• Task prompt
From the records below, print only the part that opens with the line containing "Emit a Python" and closes with the line containing "ax.yaxis.set_minor_formatter(NullFormatter())"; omit the pictures.

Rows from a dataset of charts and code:
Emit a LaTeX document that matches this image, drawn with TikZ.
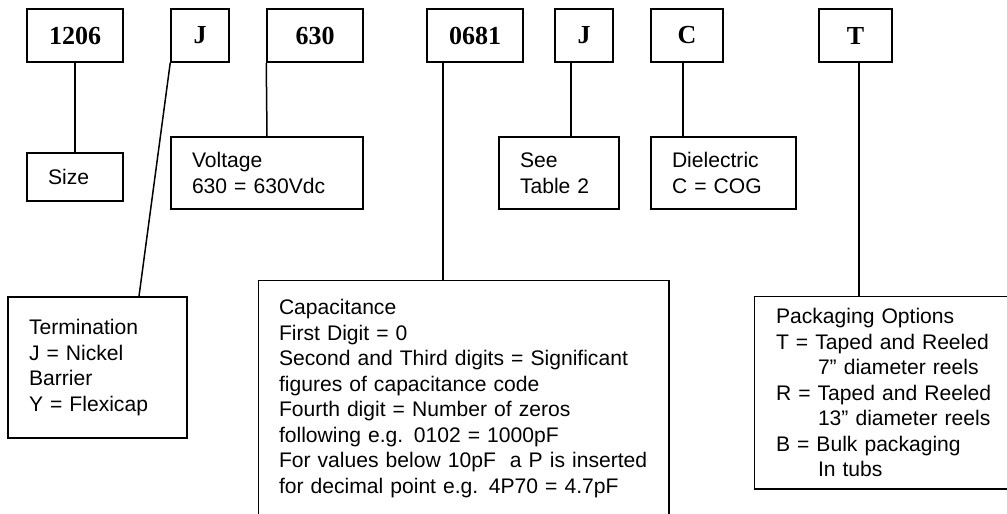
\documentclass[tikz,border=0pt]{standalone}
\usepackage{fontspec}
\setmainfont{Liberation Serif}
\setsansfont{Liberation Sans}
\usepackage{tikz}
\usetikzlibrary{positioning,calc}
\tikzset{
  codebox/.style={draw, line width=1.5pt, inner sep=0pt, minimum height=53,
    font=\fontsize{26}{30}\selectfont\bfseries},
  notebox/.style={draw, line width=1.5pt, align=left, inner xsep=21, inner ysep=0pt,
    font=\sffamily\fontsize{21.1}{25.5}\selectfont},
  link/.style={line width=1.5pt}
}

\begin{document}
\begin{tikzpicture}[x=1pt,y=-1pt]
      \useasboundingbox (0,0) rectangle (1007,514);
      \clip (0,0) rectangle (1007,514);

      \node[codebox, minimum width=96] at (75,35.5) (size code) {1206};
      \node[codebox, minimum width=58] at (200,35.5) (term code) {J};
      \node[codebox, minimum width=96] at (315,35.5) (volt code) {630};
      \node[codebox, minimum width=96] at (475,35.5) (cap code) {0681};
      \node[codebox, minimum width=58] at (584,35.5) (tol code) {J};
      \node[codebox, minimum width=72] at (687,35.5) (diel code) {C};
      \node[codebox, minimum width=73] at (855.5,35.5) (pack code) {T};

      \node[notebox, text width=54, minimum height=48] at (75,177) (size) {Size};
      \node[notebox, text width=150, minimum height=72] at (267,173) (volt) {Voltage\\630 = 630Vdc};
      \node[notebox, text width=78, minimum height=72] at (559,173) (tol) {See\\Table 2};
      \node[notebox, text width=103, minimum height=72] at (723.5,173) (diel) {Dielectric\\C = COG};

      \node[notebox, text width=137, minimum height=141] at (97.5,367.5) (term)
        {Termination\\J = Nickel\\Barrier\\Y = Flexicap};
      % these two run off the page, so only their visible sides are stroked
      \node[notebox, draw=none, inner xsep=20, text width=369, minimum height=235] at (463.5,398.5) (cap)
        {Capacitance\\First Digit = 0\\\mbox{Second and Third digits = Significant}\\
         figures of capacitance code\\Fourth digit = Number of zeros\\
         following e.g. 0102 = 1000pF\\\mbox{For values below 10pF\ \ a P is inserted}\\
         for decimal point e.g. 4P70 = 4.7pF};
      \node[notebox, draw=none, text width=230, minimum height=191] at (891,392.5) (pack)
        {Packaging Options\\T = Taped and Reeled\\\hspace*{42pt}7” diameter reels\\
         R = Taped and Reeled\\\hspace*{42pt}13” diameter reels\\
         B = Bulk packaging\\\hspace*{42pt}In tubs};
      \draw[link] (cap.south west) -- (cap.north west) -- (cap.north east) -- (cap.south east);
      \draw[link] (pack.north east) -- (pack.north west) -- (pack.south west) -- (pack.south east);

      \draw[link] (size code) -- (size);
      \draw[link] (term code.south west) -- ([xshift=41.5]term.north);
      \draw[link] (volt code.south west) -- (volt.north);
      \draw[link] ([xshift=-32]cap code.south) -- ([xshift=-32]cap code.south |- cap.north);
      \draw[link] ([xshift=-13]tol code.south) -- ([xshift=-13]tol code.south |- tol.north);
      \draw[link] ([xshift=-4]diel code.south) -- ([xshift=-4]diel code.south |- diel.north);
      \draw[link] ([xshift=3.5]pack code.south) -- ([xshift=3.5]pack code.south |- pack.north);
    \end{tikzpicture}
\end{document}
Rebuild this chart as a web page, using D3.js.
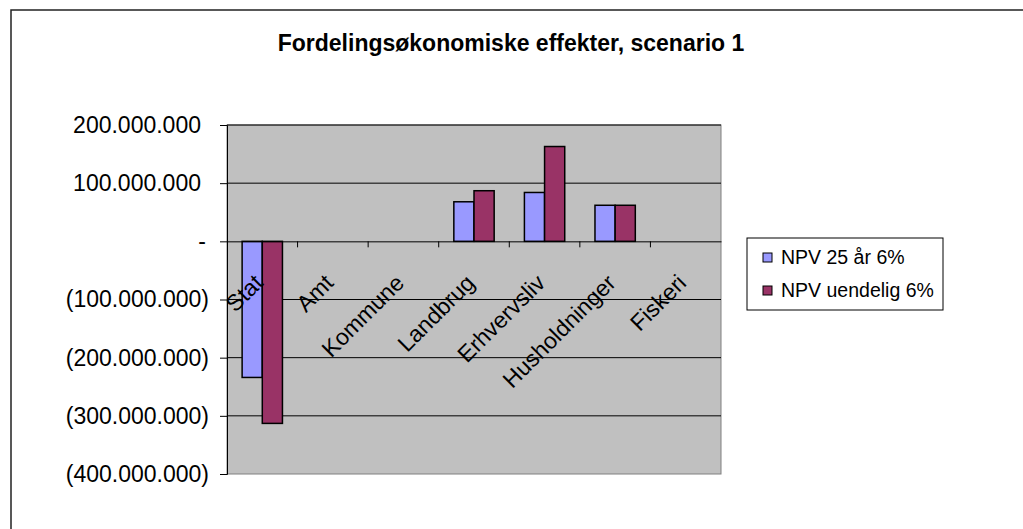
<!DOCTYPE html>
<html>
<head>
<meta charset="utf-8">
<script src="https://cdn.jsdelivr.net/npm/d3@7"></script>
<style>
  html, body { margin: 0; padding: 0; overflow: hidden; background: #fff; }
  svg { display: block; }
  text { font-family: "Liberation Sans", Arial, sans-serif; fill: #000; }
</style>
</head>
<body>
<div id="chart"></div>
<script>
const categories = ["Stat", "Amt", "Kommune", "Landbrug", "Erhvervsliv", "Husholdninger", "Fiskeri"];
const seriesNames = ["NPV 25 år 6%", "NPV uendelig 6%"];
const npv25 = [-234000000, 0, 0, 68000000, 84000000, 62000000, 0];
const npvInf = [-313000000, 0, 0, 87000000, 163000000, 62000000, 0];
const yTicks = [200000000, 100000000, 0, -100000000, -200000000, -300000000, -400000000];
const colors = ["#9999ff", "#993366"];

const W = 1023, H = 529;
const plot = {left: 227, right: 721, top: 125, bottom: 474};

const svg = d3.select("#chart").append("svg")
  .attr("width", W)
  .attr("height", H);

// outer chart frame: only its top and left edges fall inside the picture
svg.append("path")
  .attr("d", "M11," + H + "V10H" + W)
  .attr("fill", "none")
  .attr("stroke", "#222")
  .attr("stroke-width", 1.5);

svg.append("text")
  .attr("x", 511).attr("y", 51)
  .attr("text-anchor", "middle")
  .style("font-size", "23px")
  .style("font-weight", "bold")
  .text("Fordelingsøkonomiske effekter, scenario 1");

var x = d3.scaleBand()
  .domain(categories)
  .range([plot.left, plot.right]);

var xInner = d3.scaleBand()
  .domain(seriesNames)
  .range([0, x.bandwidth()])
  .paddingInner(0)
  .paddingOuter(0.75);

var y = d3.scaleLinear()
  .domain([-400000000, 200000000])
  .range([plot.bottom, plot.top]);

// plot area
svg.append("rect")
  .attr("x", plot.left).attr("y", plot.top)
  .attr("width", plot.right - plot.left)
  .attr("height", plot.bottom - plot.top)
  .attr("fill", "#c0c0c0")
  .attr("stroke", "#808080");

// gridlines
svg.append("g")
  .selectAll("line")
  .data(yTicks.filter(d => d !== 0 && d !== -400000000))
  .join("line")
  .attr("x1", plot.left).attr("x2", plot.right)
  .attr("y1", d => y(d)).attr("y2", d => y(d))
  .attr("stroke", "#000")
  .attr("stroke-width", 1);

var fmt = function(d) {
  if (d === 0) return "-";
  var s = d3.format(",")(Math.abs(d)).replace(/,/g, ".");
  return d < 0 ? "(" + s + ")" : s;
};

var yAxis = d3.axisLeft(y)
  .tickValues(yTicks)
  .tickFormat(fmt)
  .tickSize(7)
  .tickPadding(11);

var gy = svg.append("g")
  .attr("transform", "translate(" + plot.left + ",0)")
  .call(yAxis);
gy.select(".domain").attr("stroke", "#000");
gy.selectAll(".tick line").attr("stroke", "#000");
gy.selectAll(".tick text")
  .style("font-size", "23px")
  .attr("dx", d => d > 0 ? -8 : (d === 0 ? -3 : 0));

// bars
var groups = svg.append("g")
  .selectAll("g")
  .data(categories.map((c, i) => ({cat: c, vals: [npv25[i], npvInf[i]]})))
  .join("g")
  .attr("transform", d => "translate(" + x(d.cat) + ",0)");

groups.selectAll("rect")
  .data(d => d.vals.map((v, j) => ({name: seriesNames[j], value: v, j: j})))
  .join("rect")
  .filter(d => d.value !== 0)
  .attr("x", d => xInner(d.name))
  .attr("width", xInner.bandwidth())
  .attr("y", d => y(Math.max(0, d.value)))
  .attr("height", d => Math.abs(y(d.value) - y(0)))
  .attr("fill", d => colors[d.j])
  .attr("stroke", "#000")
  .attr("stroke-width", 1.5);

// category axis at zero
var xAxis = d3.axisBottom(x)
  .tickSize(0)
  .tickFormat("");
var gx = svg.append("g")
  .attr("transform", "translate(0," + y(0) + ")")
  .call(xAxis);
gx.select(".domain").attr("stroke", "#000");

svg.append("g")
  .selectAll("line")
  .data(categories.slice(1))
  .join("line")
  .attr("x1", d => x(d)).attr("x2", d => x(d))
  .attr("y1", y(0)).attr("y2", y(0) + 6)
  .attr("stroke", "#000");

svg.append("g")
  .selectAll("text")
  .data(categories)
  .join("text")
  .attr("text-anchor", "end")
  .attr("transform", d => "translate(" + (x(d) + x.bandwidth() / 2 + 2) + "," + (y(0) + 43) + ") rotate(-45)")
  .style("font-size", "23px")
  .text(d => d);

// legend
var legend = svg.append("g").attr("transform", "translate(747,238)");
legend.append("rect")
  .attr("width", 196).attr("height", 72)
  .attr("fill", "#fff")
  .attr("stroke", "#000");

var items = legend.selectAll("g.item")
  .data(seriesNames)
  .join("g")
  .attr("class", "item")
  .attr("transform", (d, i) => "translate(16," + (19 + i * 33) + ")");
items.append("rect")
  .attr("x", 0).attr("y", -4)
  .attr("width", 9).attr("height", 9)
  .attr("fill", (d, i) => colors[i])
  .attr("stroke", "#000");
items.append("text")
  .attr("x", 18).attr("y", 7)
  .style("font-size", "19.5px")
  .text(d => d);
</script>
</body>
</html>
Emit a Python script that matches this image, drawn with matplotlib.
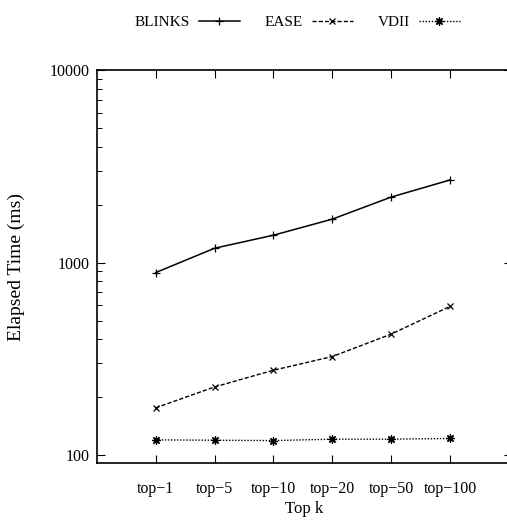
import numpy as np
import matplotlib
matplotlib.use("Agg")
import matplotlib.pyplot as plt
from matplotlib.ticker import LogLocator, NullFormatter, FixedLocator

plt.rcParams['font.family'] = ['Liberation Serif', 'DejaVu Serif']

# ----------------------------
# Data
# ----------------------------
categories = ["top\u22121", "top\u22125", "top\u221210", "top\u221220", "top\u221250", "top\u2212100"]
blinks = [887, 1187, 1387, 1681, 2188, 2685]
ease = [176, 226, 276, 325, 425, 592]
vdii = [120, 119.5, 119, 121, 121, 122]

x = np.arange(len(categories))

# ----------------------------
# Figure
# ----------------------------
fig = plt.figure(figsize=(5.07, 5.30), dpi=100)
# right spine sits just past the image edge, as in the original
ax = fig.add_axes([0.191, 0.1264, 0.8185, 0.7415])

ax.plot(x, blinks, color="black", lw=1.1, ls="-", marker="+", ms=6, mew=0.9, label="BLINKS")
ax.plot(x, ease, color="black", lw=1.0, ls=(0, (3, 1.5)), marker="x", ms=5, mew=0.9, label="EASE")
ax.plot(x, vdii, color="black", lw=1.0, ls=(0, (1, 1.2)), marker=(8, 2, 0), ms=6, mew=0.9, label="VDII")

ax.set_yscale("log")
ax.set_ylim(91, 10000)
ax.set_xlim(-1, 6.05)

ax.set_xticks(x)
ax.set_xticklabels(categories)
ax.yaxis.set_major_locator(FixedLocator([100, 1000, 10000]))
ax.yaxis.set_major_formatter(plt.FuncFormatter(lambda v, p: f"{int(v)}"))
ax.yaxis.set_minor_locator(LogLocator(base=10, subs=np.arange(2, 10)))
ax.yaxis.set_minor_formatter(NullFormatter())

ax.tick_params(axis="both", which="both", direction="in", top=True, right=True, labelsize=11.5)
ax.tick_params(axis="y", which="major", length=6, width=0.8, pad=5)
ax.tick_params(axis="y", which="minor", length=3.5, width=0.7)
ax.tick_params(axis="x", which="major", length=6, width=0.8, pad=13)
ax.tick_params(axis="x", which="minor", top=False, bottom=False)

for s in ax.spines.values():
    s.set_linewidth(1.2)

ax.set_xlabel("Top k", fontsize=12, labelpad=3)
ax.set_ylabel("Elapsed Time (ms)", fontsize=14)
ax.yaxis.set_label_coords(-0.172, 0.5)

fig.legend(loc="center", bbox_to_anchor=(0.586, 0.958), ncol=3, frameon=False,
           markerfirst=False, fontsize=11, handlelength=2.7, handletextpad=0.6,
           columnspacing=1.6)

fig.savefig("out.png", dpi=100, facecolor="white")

• Answer to the task
Emit a Python script that matches this image, drawn with matplotlib.
import numpy as np
import matplotlib
matplotlib.use("Agg")
import matplotlib.pyplot as plt
from matplotlib.ticker import LogLocator, NullFormatter, FixedLocator

plt.rcParams['font.family'] = ['Liberation Serif', 'DejaVu Serif']

# ----------------------------
# Data
# ----------------------------
categories = ["top\u22121", "top\u22125", "top\u221210", "top\u221220", "top\u221250", "top\u2212100"]
blinks = [887, 1187, 1387, 1681, 2188, 2685]
ease = [176, 226, 276, 325, 425, 592]
vdii = [120, 119.5, 119, 121, 121, 122]

x = np.arange(len(categories))

# ----------------------------
# Figure
# ----------------------------
fig = plt.figure(figsize=(5.07, 5.30), dpi=100)
# right spine sits just past the image edge, as in the original
ax = fig.add_axes([0.191, 0.1264, 0.8185, 0.7415])

ax.plot(x, blinks, color="black", lw=1.1, ls="-", marker="+", ms=6, mew=0.9, label="BLINKS")
ax.plot(x, ease, color="black", lw=1.0, ls=(0, (3, 1.5)), marker="x", ms=5, mew=0.9, label="EASE")
ax.plot(x, vdii, color="black", lw=1.0, ls=(0, (1, 1.2)), marker=(8, 2, 0), ms=6, mew=0.9, label="VDII")

ax.set_yscale("log")
ax.set_ylim(91, 10000)
ax.set_xlim(-1, 6.05)

ax.set_xticks(x)
ax.set_xticklabels(categories)
ax.yaxis.set_major_locator(FixedLocator([100, 1000, 10000]))
ax.yaxis.set_major_formatter(plt.FuncFormatter(lambda v, p: f"{int(v)}"))
ax.yaxis.set_minor_locator(LogLocator(base=10, subs=np.arange(2, 10)))
ax.yaxis.set_minor_formatter(NullFormatter())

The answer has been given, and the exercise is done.